What is the result of the following limit?
$$\lim_{n\to\infty}\sum_{i=1}^{4n-1}(\frac{i}{n})^3\frac{1}{n}$$
I see two approaches here, either doing it as a Riemann sum, then I get $4^4\int_0^1 x^3dx$, or taking $\lim_{n\to\infty}(\frac{(4n-1)(4n)}{2})^2\frac{1}{n^4}$.
Both results in $64$. But according to the book where I found the problem, the correct result is $16$.

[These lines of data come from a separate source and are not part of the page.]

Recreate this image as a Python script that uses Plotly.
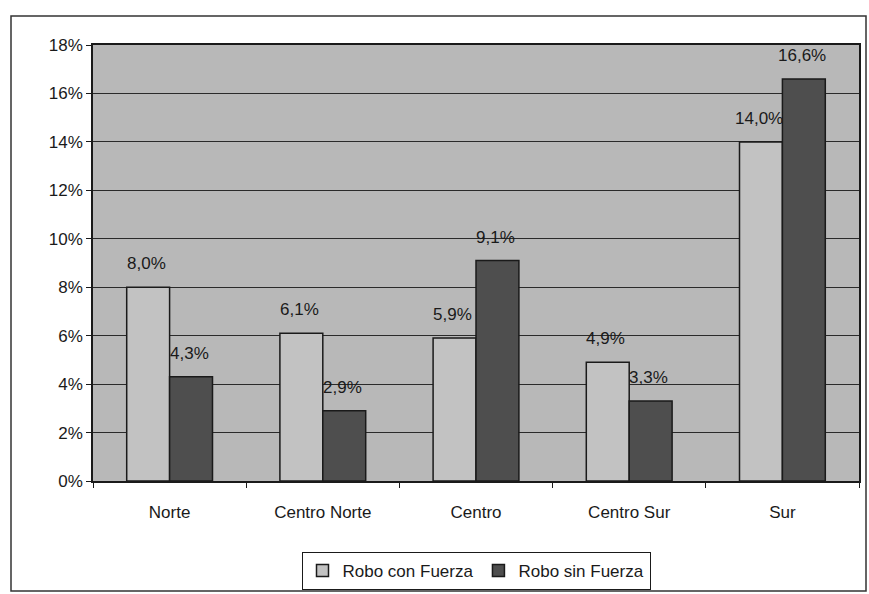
import plotly.graph_objects as go

regiones = ["Norte", "Centro Norte", "Centro", "Centro Sur", "Sur"]
con_fuerza = [8.0, 6.1, 5.9, 4.9, 14.0]
sin_fuerza = [4.3, 2.9, 9.1, 3.3, 16.6]
y_ticks = [0, 2, 4, 6, 8, 10, 12, 14, 16, 18]


def etiqueta(v):
    return f"{v:.1f}%".replace(".", ",")


W, H = 869, 594
ml, mr, mt, mb = 93, 10, 45, 113
fuente = dict(family="Liberation Sans, Arial, sans-serif", size=17, color="#1a1a1a")

fig = go.Figure()
fig.add_trace(go.Bar(
    name="Robo con Fuerza", x=regiones, y=con_fuerza,
    marker=dict(color="#c2c2c2", line=dict(color="#1a1a1a", width=1.5)),
))
fig.add_trace(go.Bar(
    name="Robo sin Fuerza", x=regiones, y=sin_fuerza,
    marker=dict(color="#4e4e4e", line=dict(color="#1a1a1a", width=1.5)),
))

pw = W - ml - mr
ph = H - mt - mb
bargap = 0.44
half_bar = pw / len(regiones) * (1 - bargap) / 4  # half of one bar's width, px


def px_x(p):
    return (p - ml) / pw


def px_y(p):
    return (H - mb - p) / ph


# value labels above each bar
anotaciones = []
for serie, dx in ((con_fuerza, -half_bar - 2), (sin_fuerza, half_bar - 2)):
    for reg, v in zip(regiones, serie):
        anotaciones.append(dict(
            x=reg, y=v, xref="x", yref="y", text=etiqueta(v),
            showarrow=False, xshift=dx, yshift=12, yanchor="bottom",
            font=fuente,
        ))

fig.update_layout(
    width=W, height=H,
    margin=dict(l=ml, r=mr, t=mt, b=mb, autoexpand=False),
    paper_bgcolor="white",
    plot_bgcolor="#b8b8b8",
    barmode="group",
    bargap=bargap,
    bargroupgap=0,
    font=fuente,
    showlegend=True,
    annotations=anotaciones,
    legend=dict(
        orientation="h", x=0.5, xanchor="center",
        y=px_y(552), yanchor="top",
        bordercolor="#1a1a1a", borderwidth=1, bgcolor="white",
        font=dict(family="Liberation Sans, Arial, sans-serif", size=17, color="#1a1a1a"),
        itemwidth=30, tracegroupgap=0,
    ),
    xaxis=dict(
        showline=True, linecolor="#1a1a1a", linewidth=1.5, mirror=True,
        ticks="outside", tickson="boundaries", ticklen=5, tickcolor="#1a1a1a",
        tickfont=fuente, automargin=False, ticklabelstandoff=15,
    ),
    yaxis=dict(
        range=[0, 18], tickvals=y_ticks,
        ticktext=[f"{t}%" for t in y_ticks],
        showgrid=True, gridcolor="#2a2a2a", gridwidth=1,
        showline=True, linecolor="#1a1a1a", linewidth=1.5, mirror=True,
        ticks="outside", ticklen=5, tickcolor="#1a1a1a",
        tickfont=fuente, zeroline=False, automargin=False,
    ),
    shapes=[dict(
        type="rect", xref="paper", yref="paper",
        x0=px_x(11), x1=px_x(866), y0=px_y(591), y1=px_y(16),
        line=dict(color="#333333", width=1.5), layer="below",
    )],
)

fig.write_html("out.html")
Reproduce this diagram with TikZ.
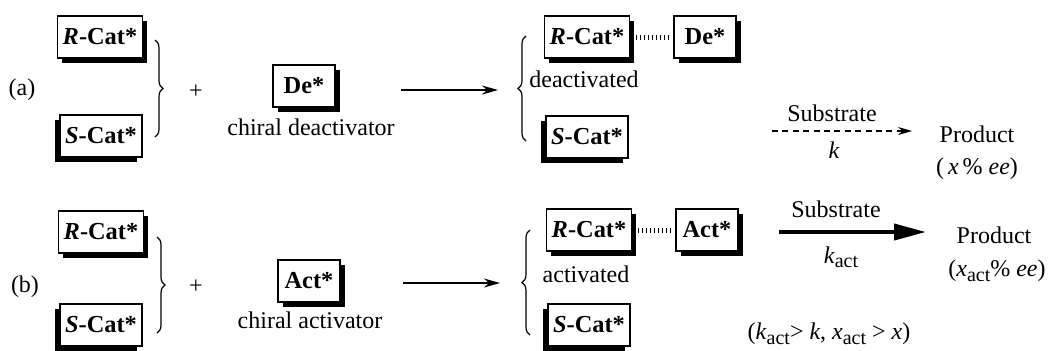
\documentclass[tikz,border=0pt]{standalone}
\usepackage{fontspec}
\setmainfont{Liberation Serif}
\usetikzlibrary{shadows,arrows.meta,decorations.pathreplacing}
\newcommand{\subact}{\raisebox{-0.4ex}{\fontsize{10}{12}\selectfont act}}
\begin{document}
\begin{tikzpicture}[x=0.5pt,y=-0.5pt,
  catbox/.style={draw, line width=0.7pt, fill=white,
    font=\fontsize{12.2}{14}\selectfont\bfseries,
    minimum height=21pt, inner xsep=2.5pt, minimum width=31pt},
  shr/.style={catbox, drop shadow={shadow xshift=2.3pt, shadow yshift=-2.4pt, fill=black, opacity=1}},
  shl/.style={catbox, drop shadow={shadow xshift=-2.3pt, shadow yshift=-2.4pt, fill=black, opacity=1}},
  lbl/.style={font=\fontsize{12}{14}\selectfont, inner sep=0pt},
  brc/.style={decorate, decoration={brace, amplitude=4pt, aspect=0.5}, line width=0.6pt},
  rarrow/.style={line width=0.7pt, -{Stealth[length=8pt, width=4.5pt]}},
  darrow/.style={line width=0.7pt, dash pattern=on 3pt off 2.2pt, -{Stealth[length=7pt, width=4pt]}},
  tarrow/.style={line width=2pt, -{Triangle[length=16pt, width=8pt]}},
  dotline/.style={line width=2.5pt, dash pattern=on 0.5pt off 1.5pt, shorten <=3pt, shorten >=1pt}
]
\useasboundingbox (0,0) rectangle (1048,350);

% ---------------- row (a) ----------------
\node[lbl] (la) at (22,90) {(a)};
\node[shr] (Ra1) at (100,37) {\textit{R}-Cat*};
\node[shl] (Sa1) at (101,136) {\textit{S}-Cat*};
\coordinate (ba1) at (155,40);
\coordinate (ba2) at (155,137);
\draw[brc] (ba1) -- (ba2);
\node[lbl] (pa) at (196,92) {+};
\node[shr] (De1) at (304,86) {De*};
\node[lbl] (cda) at (311,127) {chiral deactivator};
\coordinate (aa1) at (401,90);
\coordinate (aa2) at (498,90);
\draw[rarrow] (aa1) -- (aa2);
\coordinate (bb1) at (526,141);
\coordinate (bb2) at (526,36);
\draw[brc] (bb1) -- (bb2);
\node[shr] (Ra2) at (587,37) {\textit{R}-Cat*};
\node[shr] (De2) at (705,37) {De*};
\draw[dotline] (Ra2.east) -- (De2.west);
\node[lbl] (deact) at (584,79) {deactivated};
\node[shl] (Sa2) at (587,137) {\textit{S}-Cat*};
\node[lbl] (suba) at (832,113) {Substrate};
\coordinate (da1) at (772,131);
\coordinate (da2) at (912,131);
\draw[darrow] (da1) -- (da2);
\node[lbl] (ka) at (834,150) {\textit{k}};
\node[lbl] (proda) at (977,134) {Product};
\node[lbl] (eea) at (977,169) {(\,\textit{x}\,\% \textit{ee})};

% ---------------- row (b) ----------------
\node[lbl] (lb) at (25,287) {(b)};
\node[shr] (Rb1) at (101,232) {\textit{R}-Cat*};
\node[shl] (Sb1) at (101,325) {\textit{S}-Cat*};
\coordinate (bc1) at (157,237);
\coordinate (bc2) at (157,333);
\draw[brc] (bc1) -- (bc2);
\node[lbl] (pb) at (196,287) {+};
\node[shr] (Act1) at (309,281) {Act*};
\node[lbl] (cab) at (310,320) {chiral activator};
\coordinate (ab1) at (403,283);
\coordinate (ab2) at (500,283);
\draw[rarrow] (ab1) -- (ab2);
\coordinate (bd1) at (530,335);
\coordinate (bd2) at (530,230);
\draw[brc] (bd1) -- (bd2);
\node[shr] (Rb2) at (589,230) {\textit{R}-Cat*};
\node[shr] (Act2) at (707,230) {Act*};
\draw[dotline] (Rb2.east) -- (Act2.west);
\node[lbl] (act) at (586,274) {activated};
\node[shl] (Sb2) at (589,325) {\textit{S}-Cat*};
\node[lbl] (subb) at (836,209) {Substrate};
\coordinate (tb1) at (779,232);
\coordinate (tb2) at (926,232);
\draw[tarrow] (tb1) -- (tb2);
\node[lbl] (kb) at (841,257) {\textit{k}\subact};
\node[lbl] (prodb) at (994,235) {Product};
\node[lbl] (eeb) at (997,271) {(\textit{x}\subact\% \textit{ee})};
\node[lbl] (cmp) at (829,334) {(\textit{k}\subact> \textit{k}, \textit{x}\subact{} > \textit{x})};
\end{tikzpicture}
\end{document}
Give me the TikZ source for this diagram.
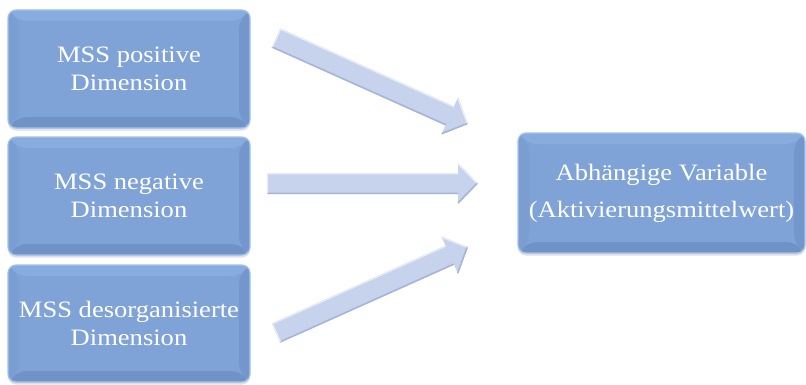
\documentclass[tikz,border=0pt]{standalone}
\usepackage{fontspec}
\setmainfont{Liberation Serif}
\newfontfamily\boxfont[FakeStretch=1.13]{Liberation Serif}
\usetikzlibrary{shadows}

\definecolor{boxfill}{HTML}{7FA3D6}
\definecolor{boxtop}{HTML}{88ACDD}
\definecolor{boxleft}{HTML}{7A9ED2}
\definecolor{boxright}{HTML}{7397CC}
\definecolor{boxbottom}{HTML}{6F93C7}
\definecolor{boxrim}{HTML}{A6C2EC}
\definecolor{arrowfill}{HTML}{C7D2EC}
\definecolor{arrowdark}{HTML}{A7B5D8}
\definecolor{arrowlight}{HTML}{E6ECF8}

\tikzset{
  bevelbox/.style={
    draw=boxrim, line width=1.2pt, fill=boxfill, rounded corners=8pt,
    minimum width=242pt, minimum height=118pt, inner sep=0pt,
    align=center, text=white,
    font=\boxfont\fontsize{23.5pt}{27.5pt}\selectfont,
    drop shadow={shadow xshift=0pt, shadow yshift=-2.5pt, fill=black!35, opacity=0.35},
    path picture={
      \coordinate (nw) at (path picture bounding box.north west);
      \coordinate (ne) at (path picture bounding box.north east);
      \coordinate (sw) at (path picture bounding box.south west);
      \coordinate (se) at (path picture bounding box.south east);
      \fill[boxtop] (nw) -- (ne) -- ([shift={(-11pt,-11pt)}]ne) -- ([shift={(11pt,-11pt)}]nw) -- cycle;
      \fill[boxbottom] (sw) -- (se) -- ([shift={(-11pt,11pt)}]se) -- ([shift={(11pt,11pt)}]sw) -- cycle;
      \fill[boxleft] (nw) -- (sw) -- ([shift={(11pt,11pt)}]sw) -- ([shift={(11pt,-11pt)}]nw) -- cycle;
      \fill[boxright] (ne) -- (se) -- ([shift={(-11pt,11pt)}]se) -- ([shift={(-11pt,-11pt)}]ne) -- cycle;
    }
  },
  widelines/.style={font=\boxfont\fontsize{23.5pt}{37pt}\selectfont},
  arrowbody/.style={fill=arrowfill},
  arrowshade/.style={draw=arrowdark, line width=1.6pt, line join=round},
  arrowshine/.style={draw=arrowlight, line width=1.2pt, line join=round}
}

% broad block arrow from one named coordinate to another
\newcommand\fatarrow[2]{%
  \pgfpointdiff{\pgfpointanchor{#1}{center}}{\pgfpointanchor{#2}{center}}%
  \pgfgetlastxy{\fadx}{\fady}%
  \pgfmathsetmacro\faang{atan2(\fady,\fadx)}%
  \pgfmathsetmacro\falen{veclen(\fadx,\fady)}%
  \pgfmathsetmacro\faneck{\falen-20}%
  \begin{scope}[shift={(#1)}, rotate=\faang]
    \fill[arrowbody] (0,-10.5) -- (\faneck,-10.5) -- (\faneck,-20.5) -- (\falen,0)
      -- (\faneck,20.5) -- (\faneck,10.5) -- (0,10.5) -- cycle;
    \draw[arrowshade] (0,-9.8) -- (\faneck,-9.8) (\faneck,-19.5) -- (\falen-1,0);
    \draw[arrowshine] (0.6,-9.8) -- (0.6,9.8) -- (\faneck,9.8) (\faneck,19.5) -- (\falen-1.5,0.6);
  \end{scope}}

\begin{document}
\begin{tikzpicture}[x=1pt, y=1pt]
  \useasboundingbox (0,0) rectangle (806,384);

  % predictor boxes
  \node[bevelbox] (pos) at (129,315) {MSS positive\\Dimension};
  \node[bevelbox] (neg) at (129,188) {MSS negative\\Dimension};
  \node[bevelbox, minimum height=117pt] (des) at (129,60.5) {MSS desorganisierte\\Dimension};

  % outcome box
  \node[bevelbox, widelines, minimum width=287pt, minimum height=120pt] (av) at (661.5,191)
    {Abhängige Variable\\(Aktivierungsmittelwert)};

  % arrow ends
  \coordinate (posT) at (276,346);
  \coordinate (posH) at (468,260);
  \coordinate (negT) at (267,200.5);
  \coordinate (negH) at (478,200.5);
  \coordinate (desT) at (276,51);
  \coordinate (desH) at (468,137);

  \fatarrow{posT}{posH}
  \fatarrow{negT}{negH}
  \fatarrow{desT}{desH}
\end{tikzpicture}
\end{document}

Am I doing something wrong, or is there an error in the book?
On
You can also write $$S(n)=\sum_{i=1}^{4n-1}\left(\frac in\right)^3\frac 1n=\frac{1}{n^4}\sum_{i=1}^{4n-1}i^3$$ and use Faulhaber formula to get $$\sum_{i=1}^{4n-1}i^3=4 n^2 (4 n-1)^2$$ and then $$S(n)=\frac{4 (4 n-1)^2}{n^2}$$
Since $$\sum_{i=1}^{4n-1}\left(\frac in\right)^3\frac 1n=4^4\frac 1{4n}\sum_{i=1}^{4n-1}\left(\frac i{4n}\right)^3\to 4^4\int_0^1x^3\mathrm dx=4^3=64$$ (the convergence holds because $a_n:=\frac 1n\sum_{i=1}^n\left(\frac in\right)^3\to\int_0^1x^3\mathrm dx$ hence the sub-sequence $(a_{4n})_{n\geqslant 1}$ converges to the same limit).